With both parents DCCCD professors — his mom Clarice at Brookhaven and his dad David at Eastfield — David always loved to learn, sitting in on college classes before he was out of grade school. He went to Hendrix College, a small liberal arts school in Arkansas, and spent his junior year abroad at Oxford University, beginning a lifelong love of educational travel.
But it wasn’t until a friendship with a visiting Russian law professor turned into an invitation to lecture to fellow college students in St. Petersburg that he began to think of teaching as a career he might pursue himself.

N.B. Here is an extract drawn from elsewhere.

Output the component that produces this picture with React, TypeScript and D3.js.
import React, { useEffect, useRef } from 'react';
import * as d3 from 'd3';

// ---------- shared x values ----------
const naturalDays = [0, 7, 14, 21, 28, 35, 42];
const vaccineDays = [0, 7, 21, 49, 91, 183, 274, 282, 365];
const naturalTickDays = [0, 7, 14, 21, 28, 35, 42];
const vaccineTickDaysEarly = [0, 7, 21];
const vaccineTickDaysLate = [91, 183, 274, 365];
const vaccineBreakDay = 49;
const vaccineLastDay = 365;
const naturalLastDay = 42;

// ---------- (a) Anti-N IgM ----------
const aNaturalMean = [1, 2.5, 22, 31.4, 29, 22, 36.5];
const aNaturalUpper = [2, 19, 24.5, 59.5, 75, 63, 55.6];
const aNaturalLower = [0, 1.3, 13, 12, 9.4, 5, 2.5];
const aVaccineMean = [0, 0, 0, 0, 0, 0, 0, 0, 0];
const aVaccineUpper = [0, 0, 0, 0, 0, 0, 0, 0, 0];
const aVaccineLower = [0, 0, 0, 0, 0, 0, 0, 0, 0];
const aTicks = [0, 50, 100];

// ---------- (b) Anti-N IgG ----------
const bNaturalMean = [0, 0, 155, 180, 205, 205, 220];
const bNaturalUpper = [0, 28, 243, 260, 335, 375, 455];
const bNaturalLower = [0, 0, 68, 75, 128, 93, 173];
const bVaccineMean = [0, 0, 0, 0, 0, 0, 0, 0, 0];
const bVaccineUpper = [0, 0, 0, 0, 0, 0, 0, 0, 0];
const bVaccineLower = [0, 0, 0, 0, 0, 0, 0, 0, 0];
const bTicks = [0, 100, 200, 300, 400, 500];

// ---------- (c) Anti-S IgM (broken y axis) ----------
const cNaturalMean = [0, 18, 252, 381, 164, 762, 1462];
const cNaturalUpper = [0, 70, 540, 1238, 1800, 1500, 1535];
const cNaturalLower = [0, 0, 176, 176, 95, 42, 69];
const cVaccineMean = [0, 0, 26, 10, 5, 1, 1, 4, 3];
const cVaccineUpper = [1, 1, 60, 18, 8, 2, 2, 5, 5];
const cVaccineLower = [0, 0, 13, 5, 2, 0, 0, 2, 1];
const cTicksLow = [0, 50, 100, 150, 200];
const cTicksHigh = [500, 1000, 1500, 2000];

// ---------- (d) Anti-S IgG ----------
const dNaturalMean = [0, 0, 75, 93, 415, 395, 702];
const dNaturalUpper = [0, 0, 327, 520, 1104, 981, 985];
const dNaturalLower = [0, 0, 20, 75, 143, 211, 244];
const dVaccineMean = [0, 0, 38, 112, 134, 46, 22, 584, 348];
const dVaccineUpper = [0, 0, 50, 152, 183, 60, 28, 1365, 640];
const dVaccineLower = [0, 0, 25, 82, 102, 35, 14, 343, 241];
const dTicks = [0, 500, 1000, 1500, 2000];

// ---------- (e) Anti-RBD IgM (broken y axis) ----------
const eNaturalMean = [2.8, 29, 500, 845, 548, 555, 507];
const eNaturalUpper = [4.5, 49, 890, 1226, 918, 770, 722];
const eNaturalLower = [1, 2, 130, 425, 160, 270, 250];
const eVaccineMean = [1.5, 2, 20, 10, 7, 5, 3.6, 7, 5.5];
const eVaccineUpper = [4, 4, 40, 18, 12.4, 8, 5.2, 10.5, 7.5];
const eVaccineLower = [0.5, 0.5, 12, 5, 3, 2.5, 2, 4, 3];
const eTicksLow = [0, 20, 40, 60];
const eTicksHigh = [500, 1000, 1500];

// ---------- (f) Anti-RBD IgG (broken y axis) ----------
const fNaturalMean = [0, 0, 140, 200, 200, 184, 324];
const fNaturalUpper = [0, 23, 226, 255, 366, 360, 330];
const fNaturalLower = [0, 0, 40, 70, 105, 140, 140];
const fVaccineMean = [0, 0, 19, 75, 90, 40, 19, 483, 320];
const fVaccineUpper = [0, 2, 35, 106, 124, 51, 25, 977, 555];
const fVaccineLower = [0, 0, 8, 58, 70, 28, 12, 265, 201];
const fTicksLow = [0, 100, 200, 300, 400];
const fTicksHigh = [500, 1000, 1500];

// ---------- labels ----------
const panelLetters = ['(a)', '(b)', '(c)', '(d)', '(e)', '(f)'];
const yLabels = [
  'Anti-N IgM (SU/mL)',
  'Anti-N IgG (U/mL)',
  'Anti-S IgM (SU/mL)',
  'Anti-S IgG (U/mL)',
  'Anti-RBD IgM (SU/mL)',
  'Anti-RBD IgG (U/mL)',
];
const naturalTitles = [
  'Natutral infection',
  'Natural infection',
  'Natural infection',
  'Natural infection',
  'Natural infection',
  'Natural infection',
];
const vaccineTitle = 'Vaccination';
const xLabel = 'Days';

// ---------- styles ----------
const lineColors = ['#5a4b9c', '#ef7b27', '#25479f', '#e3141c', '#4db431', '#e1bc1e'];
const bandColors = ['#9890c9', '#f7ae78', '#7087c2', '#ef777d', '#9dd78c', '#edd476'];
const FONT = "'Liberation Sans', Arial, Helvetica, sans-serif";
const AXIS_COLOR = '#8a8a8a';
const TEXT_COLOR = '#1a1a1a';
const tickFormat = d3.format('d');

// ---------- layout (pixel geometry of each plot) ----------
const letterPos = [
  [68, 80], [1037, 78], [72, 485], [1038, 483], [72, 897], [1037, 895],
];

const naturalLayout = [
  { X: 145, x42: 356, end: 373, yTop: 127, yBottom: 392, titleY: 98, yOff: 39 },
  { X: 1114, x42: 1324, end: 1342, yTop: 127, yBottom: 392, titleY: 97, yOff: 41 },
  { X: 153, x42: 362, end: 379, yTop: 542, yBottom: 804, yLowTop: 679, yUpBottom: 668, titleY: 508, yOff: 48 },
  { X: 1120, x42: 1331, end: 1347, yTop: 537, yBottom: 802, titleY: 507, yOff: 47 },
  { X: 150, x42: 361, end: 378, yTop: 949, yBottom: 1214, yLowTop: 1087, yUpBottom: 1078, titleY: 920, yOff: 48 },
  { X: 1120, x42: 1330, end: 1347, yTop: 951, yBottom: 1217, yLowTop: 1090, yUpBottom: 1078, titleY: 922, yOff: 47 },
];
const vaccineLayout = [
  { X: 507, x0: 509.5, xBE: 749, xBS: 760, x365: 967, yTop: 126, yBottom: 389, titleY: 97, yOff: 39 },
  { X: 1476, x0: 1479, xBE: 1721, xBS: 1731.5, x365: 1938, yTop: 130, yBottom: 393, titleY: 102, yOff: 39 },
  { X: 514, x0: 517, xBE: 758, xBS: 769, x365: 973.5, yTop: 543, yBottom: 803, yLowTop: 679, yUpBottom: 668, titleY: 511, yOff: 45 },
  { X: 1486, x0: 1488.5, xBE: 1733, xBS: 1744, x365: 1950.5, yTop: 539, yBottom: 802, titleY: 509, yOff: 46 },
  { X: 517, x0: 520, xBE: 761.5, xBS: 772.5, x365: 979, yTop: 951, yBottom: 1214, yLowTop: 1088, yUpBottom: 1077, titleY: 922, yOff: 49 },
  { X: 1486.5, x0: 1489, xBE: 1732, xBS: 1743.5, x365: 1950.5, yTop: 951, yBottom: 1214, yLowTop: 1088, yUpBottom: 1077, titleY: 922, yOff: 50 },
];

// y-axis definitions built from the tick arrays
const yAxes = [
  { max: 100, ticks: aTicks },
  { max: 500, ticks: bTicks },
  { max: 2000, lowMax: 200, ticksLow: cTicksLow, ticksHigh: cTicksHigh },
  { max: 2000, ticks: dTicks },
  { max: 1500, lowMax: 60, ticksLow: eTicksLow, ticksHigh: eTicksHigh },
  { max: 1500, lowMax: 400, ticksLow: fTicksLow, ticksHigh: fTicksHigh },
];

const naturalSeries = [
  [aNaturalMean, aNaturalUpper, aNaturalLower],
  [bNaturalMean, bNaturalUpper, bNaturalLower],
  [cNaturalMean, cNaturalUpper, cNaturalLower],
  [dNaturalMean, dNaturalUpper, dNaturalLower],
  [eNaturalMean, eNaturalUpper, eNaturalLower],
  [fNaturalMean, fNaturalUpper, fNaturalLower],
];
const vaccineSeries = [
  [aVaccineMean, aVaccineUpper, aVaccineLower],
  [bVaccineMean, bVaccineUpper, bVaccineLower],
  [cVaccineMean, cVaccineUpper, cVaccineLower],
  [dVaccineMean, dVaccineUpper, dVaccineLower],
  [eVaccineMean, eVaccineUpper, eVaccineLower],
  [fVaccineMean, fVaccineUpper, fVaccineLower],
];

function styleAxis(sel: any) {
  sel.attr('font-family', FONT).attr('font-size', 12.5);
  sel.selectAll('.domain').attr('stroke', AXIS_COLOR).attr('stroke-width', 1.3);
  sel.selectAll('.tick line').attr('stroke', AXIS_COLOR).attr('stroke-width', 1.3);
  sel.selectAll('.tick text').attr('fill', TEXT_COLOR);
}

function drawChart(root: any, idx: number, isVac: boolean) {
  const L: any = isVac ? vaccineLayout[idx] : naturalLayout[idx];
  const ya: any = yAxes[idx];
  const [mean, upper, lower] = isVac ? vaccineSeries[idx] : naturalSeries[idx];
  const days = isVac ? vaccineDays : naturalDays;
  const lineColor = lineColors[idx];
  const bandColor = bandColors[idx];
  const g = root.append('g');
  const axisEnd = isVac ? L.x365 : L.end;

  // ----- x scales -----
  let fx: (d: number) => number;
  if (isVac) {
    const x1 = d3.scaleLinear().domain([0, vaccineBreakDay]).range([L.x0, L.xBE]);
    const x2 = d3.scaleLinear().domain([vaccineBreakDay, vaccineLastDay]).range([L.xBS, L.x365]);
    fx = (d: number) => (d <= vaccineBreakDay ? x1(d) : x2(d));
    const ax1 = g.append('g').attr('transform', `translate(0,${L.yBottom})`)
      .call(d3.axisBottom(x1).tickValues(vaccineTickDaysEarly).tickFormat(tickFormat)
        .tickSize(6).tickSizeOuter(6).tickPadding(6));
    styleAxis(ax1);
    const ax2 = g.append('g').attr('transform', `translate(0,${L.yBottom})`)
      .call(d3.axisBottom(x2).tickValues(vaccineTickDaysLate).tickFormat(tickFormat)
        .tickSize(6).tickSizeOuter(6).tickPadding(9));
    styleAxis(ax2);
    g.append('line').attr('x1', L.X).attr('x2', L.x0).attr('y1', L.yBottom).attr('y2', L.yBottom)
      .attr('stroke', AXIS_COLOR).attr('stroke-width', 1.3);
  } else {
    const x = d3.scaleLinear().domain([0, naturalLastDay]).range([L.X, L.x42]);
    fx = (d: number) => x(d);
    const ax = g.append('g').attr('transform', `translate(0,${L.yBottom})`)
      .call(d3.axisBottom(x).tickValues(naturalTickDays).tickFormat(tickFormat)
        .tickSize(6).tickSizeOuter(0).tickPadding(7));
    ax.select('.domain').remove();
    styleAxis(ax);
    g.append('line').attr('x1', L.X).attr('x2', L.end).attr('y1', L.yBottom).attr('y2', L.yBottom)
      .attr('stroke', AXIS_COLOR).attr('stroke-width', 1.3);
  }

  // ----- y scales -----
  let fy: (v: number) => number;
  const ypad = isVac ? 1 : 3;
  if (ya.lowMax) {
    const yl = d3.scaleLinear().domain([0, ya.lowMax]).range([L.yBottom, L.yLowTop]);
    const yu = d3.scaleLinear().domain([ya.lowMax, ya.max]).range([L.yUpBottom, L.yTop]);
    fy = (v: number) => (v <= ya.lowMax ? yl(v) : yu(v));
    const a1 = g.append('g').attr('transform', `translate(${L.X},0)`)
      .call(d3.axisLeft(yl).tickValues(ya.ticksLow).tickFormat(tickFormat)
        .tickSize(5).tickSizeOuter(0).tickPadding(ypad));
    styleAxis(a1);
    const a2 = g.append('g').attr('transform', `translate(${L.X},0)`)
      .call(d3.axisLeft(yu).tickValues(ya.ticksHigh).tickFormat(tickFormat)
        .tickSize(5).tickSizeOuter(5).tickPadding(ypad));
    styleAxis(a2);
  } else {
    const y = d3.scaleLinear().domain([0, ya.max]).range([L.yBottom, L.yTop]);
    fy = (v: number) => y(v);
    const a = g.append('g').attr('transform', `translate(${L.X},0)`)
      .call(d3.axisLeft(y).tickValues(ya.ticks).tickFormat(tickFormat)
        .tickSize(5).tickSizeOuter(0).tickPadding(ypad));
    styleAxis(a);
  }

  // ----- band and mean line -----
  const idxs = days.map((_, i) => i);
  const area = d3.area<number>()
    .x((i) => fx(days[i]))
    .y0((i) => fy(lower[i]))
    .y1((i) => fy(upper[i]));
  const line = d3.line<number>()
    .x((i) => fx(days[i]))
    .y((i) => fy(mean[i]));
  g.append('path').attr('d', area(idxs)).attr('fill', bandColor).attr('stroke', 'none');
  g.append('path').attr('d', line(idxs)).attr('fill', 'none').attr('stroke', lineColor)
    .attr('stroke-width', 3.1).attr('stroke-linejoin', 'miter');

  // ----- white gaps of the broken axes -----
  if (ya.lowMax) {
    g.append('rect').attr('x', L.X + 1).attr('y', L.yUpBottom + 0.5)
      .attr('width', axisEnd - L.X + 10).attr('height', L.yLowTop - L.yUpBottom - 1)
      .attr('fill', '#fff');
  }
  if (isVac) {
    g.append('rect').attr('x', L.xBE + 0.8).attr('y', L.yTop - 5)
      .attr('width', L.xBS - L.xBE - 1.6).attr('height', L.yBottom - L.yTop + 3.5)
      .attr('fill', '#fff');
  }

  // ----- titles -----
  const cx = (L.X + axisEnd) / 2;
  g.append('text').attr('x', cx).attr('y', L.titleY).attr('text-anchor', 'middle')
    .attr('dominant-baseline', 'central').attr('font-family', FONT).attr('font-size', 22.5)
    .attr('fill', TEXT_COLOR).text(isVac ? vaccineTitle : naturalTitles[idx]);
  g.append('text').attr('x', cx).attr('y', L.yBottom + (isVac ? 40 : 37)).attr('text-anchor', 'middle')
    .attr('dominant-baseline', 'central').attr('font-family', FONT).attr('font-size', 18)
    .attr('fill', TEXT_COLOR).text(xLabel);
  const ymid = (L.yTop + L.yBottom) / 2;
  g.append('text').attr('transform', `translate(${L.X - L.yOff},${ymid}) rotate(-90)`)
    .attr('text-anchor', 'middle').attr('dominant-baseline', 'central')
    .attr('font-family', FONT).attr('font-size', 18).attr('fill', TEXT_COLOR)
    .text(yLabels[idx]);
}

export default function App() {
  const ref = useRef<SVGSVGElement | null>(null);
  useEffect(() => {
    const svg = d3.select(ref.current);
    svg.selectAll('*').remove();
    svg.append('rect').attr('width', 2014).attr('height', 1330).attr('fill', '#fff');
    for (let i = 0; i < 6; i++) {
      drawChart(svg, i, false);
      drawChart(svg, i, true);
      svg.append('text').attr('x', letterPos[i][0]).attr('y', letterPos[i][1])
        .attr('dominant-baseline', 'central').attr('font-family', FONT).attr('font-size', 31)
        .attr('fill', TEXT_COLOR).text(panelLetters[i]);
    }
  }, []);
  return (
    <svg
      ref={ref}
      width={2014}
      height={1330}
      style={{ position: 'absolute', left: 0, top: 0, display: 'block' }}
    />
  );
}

Fast forward through a bachelor’s degree from Hendrix, two years off after college to work in a bookstore and as a teaching assistant in a psychiatric institution in Little Rock, and a stint as a management trainee for the U.S. Department of Commerce’s Russia Bureau in Washington, D.C.
Oh, and a law degree from Harvard University.
“After I got out of law school, I had been in school so long that I was eager to work,” he says. “I had taken accounting at Brookhaven before I went to law school, and with both of my parents DCCCD professors, I have a strong belief in the community college district.” When a government faculty position became available at Cedar Valley College, he jumped on it and realized that he had indeed found his calling as a professor.
He still loves combining learning and travel, though, and somehow manages to keep taking academic adventures abroad. He spent nine months in France researching the political origins of the French Constitutional Council, as well as what he calls “abusing the French language.” In the summer of 2007, he traveled to Senegal with Fulbright funding to study the west African country’s emerging democracy, narrowly escaping grave injury at the tusks of a warthog. Summer of 2008 found him heading off to Paris (France, not Texas) for a six-week stint, well, because the opportunity was there.
What he is not about is keeping to the status quo, either on his own time or on his students’. “I try to provoke my students,” he says. “I want them to be able to ask the right questions. I guess I teach a soft version of the Socratic method. I’m not there to change their minds but to challenge their deeply held assumptions.
“I think it was St. Augustine who said, ‘If the highest aim of the captain is to preserve the ship, it would never leave port.’ I try to go to the roots of why we think what we think, which influences where we go.”
This is one professor who has definitely left port. For David McCoy, it all began here.